Type out the complete listing below word for word, without its pictures.

------ Information provided ------

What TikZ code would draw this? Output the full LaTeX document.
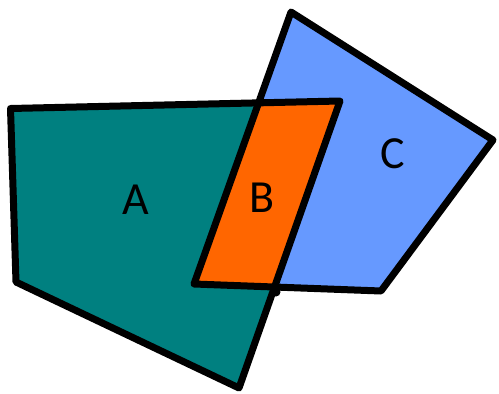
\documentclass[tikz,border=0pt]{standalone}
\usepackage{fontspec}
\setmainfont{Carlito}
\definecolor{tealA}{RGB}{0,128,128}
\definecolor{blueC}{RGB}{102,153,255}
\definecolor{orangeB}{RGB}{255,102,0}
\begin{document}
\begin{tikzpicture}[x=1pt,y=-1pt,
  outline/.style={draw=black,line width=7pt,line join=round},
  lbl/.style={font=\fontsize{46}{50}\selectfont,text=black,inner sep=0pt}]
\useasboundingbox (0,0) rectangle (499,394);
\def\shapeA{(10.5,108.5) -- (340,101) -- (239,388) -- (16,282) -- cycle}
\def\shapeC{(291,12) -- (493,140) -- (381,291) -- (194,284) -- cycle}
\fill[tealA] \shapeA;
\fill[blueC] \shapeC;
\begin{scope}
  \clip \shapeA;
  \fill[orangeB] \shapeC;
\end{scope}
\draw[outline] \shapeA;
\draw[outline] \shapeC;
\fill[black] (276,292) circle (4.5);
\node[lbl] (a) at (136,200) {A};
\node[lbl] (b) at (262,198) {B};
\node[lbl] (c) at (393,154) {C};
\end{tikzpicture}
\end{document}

------

__Finished exercise__:
What TikZ code would draw this? Output the full LaTeX document.
\documentclass[tikz,border=0pt]{standalone}
\usepackage{fontspec}
\setmainfont{Carlito}
\definecolor{tealA}{RGB}{0,128,128}
\definecolor{blueC}{RGB}{102,153,255}
\definecolor{orangeB}{RGB}{255,102,0}
\begin{document}
\begin{tikzpicture}[x=1pt,y=-1pt,
  outline/.style={draw=black,line width=7pt,line join=round},
  lbl/.style={font=\fontsize{46}{50}\selectfont,text=black,inner sep=0pt}]
\useasboundingbox (0,0) rectangle (499,394);
\def\shapeA{(10.5,108.5) -- (340,101) -- (239,388) -- (16,282) -- cycle}
\def\shapeC{(291,12) -- (493,140) -- (381,291) -- (194,284) -- cycle}
\fill[tealA] \shapeA;
\fill[blueC] \shapeC;
\begin{scope}
  \clip \shapeA;
  \fill[orangeB] \shapeC;
\end{scope}
\draw[outline] \shapeA;
\draw[outline] \shapeC;
\fill[black] (276,292) circle (4.5);
\node[lbl] (a) at (136,200) {A};
\node[lbl] (b) at (262,198) {B};
\node[lbl] (c) at (393,154) {C};
\end{tikzpicture}
\end{document}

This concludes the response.